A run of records
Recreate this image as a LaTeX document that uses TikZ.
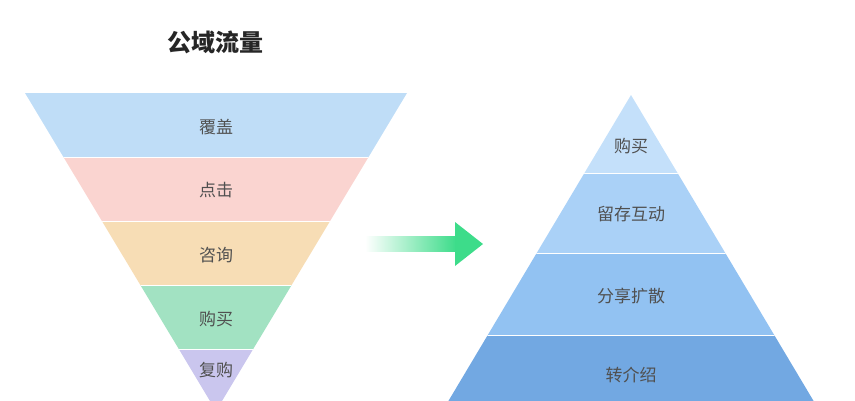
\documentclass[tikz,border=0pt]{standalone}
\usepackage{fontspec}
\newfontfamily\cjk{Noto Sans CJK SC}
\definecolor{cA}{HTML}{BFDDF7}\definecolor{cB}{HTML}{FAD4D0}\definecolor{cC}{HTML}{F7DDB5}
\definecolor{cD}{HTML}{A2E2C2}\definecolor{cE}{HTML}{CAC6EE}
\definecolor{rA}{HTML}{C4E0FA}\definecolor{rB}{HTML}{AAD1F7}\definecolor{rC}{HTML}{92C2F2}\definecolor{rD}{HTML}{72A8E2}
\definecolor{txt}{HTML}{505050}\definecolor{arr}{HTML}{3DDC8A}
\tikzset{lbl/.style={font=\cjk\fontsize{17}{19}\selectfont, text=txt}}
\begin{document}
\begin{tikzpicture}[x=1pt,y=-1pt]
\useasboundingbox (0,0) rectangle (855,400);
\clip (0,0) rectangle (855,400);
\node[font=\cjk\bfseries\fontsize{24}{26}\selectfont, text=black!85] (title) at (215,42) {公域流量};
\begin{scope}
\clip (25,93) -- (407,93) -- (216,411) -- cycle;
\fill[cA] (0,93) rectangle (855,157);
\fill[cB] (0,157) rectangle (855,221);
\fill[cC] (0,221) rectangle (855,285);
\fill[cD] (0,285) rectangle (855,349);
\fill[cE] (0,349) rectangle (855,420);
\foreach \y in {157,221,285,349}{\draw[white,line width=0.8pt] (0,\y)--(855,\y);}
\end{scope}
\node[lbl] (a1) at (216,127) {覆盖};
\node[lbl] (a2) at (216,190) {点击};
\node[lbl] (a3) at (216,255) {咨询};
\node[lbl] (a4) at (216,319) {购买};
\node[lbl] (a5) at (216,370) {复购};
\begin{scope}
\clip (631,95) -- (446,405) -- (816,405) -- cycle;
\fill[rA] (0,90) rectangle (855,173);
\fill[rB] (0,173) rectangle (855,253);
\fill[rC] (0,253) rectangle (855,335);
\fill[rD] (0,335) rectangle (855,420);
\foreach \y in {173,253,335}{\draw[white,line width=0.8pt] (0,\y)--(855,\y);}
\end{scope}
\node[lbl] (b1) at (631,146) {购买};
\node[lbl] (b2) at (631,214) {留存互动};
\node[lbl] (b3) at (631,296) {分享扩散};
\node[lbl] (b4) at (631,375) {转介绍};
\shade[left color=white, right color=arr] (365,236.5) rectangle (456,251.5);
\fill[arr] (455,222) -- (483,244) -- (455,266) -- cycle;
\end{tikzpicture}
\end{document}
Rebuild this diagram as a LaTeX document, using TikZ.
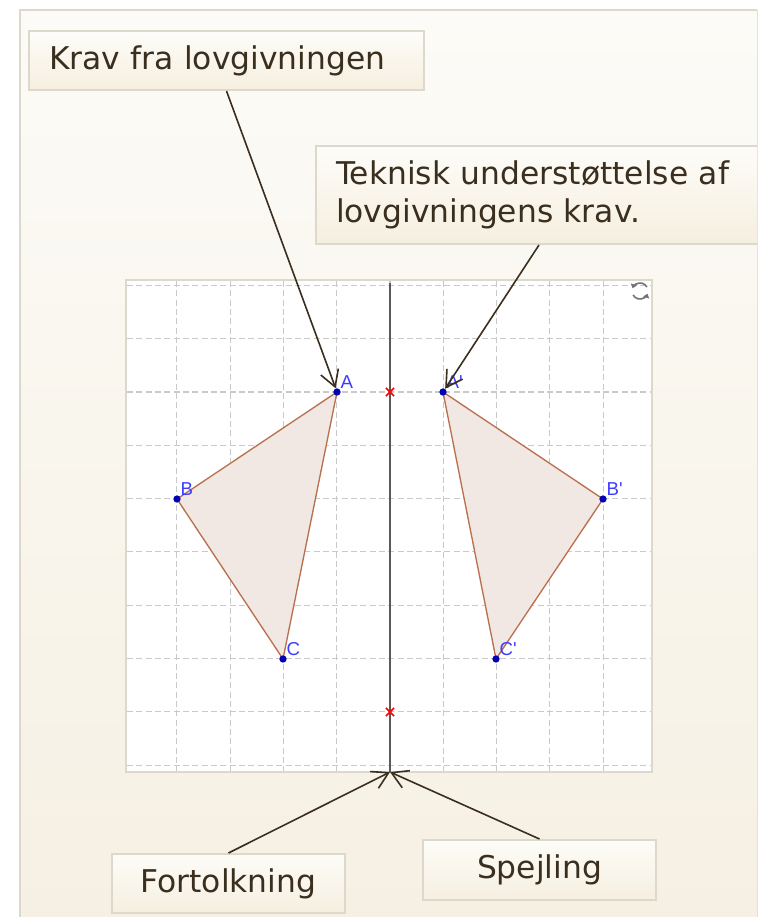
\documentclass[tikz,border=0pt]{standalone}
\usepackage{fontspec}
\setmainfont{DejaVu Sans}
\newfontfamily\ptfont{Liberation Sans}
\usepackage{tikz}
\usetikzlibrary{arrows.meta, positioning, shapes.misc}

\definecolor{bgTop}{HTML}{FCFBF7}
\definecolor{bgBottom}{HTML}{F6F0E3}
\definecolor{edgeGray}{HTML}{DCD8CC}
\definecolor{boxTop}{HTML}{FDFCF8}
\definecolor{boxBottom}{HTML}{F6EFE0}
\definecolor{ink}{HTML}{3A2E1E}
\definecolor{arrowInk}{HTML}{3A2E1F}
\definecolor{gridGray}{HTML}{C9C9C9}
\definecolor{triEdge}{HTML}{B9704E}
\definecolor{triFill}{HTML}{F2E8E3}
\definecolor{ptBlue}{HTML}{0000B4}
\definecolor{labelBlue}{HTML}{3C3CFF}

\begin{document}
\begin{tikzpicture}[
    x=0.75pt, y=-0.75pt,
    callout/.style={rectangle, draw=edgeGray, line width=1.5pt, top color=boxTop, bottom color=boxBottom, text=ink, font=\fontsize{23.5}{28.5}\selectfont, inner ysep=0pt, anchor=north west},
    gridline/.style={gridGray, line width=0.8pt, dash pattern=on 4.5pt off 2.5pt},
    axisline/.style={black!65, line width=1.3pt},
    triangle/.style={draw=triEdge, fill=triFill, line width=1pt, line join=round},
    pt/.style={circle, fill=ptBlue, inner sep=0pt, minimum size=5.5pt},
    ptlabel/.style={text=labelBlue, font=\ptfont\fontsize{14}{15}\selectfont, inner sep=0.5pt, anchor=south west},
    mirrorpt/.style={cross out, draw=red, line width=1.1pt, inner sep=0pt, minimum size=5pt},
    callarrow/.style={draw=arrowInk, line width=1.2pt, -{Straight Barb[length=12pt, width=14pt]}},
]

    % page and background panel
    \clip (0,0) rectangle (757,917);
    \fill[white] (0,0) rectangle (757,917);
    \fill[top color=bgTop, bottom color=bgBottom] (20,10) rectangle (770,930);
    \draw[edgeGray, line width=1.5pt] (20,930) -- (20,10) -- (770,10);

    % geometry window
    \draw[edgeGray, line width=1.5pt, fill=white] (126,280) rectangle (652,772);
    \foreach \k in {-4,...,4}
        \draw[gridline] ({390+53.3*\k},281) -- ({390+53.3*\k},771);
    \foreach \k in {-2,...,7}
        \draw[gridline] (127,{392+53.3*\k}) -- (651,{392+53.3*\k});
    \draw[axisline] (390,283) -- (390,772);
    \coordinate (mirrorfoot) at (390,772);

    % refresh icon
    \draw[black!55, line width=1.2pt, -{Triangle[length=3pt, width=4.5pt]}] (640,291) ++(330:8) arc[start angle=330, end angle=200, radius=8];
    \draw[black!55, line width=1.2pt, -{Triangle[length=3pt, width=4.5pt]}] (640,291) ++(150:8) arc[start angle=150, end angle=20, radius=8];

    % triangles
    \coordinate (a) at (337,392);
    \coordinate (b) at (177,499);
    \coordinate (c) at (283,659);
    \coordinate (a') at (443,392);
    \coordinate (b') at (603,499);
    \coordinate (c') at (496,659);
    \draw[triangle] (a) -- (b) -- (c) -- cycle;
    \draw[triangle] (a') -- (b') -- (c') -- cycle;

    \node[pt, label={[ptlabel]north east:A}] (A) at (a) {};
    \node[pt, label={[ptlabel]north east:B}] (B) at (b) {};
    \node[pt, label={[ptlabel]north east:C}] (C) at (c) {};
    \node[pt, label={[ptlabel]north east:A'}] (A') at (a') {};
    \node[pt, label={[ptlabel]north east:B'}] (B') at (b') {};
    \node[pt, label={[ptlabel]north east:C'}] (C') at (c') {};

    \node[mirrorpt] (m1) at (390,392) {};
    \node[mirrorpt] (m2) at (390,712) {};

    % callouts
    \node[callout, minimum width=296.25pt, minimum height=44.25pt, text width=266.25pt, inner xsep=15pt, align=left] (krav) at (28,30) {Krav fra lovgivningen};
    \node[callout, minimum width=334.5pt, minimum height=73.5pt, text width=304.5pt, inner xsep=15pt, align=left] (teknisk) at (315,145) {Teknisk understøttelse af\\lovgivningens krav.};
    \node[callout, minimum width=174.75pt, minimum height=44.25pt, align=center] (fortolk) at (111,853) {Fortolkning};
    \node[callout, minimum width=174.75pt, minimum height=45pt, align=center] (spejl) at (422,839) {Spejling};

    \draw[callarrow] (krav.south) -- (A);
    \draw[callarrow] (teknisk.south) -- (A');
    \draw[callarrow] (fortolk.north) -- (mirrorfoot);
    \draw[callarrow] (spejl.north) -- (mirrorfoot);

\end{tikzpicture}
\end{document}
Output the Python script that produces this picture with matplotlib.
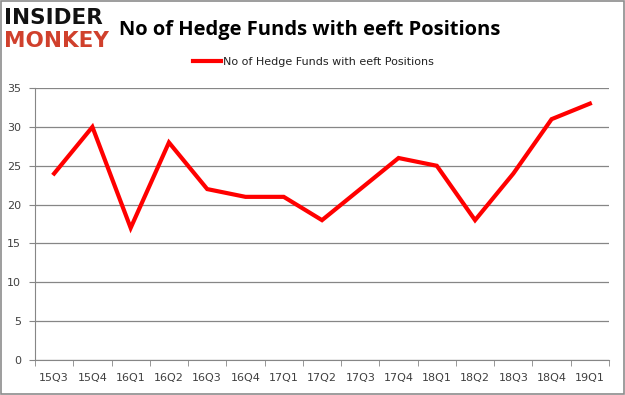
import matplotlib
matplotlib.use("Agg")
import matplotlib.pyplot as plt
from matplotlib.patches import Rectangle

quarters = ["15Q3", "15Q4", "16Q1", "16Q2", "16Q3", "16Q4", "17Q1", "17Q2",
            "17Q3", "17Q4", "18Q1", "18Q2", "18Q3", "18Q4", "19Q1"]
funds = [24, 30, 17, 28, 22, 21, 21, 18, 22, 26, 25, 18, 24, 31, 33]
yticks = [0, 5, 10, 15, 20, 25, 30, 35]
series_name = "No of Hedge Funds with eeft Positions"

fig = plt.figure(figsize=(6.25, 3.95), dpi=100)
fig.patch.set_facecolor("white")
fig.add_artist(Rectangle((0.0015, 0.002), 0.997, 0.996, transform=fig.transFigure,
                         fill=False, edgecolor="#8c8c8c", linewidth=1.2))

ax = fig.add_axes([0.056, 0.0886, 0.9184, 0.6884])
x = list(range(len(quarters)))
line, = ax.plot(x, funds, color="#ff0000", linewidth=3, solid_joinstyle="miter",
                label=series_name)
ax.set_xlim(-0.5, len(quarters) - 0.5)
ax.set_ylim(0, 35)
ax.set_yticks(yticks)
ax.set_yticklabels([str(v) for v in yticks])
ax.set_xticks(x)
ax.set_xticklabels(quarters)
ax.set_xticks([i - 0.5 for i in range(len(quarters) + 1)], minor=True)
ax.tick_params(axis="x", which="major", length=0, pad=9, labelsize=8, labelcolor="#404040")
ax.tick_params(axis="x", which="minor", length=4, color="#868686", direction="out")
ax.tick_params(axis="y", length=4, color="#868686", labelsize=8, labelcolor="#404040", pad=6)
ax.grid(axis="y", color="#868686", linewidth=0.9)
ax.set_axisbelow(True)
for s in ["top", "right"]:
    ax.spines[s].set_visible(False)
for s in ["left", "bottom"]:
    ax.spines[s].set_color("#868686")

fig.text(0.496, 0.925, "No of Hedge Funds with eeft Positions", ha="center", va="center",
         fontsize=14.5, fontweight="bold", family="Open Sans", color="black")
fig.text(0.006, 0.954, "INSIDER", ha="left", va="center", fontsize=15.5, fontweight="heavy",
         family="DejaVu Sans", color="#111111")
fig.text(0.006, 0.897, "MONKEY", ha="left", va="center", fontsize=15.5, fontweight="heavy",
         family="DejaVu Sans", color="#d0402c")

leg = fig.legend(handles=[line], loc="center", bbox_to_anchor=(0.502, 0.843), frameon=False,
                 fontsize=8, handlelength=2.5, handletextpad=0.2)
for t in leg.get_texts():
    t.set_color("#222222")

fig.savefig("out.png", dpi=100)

To do: Using the entries above, return each line in which the word "that" occurs.

Response:
Recreate this image as a LaTeX document that uses TikZ.
Output the Python script that produces this picture with matplotlib.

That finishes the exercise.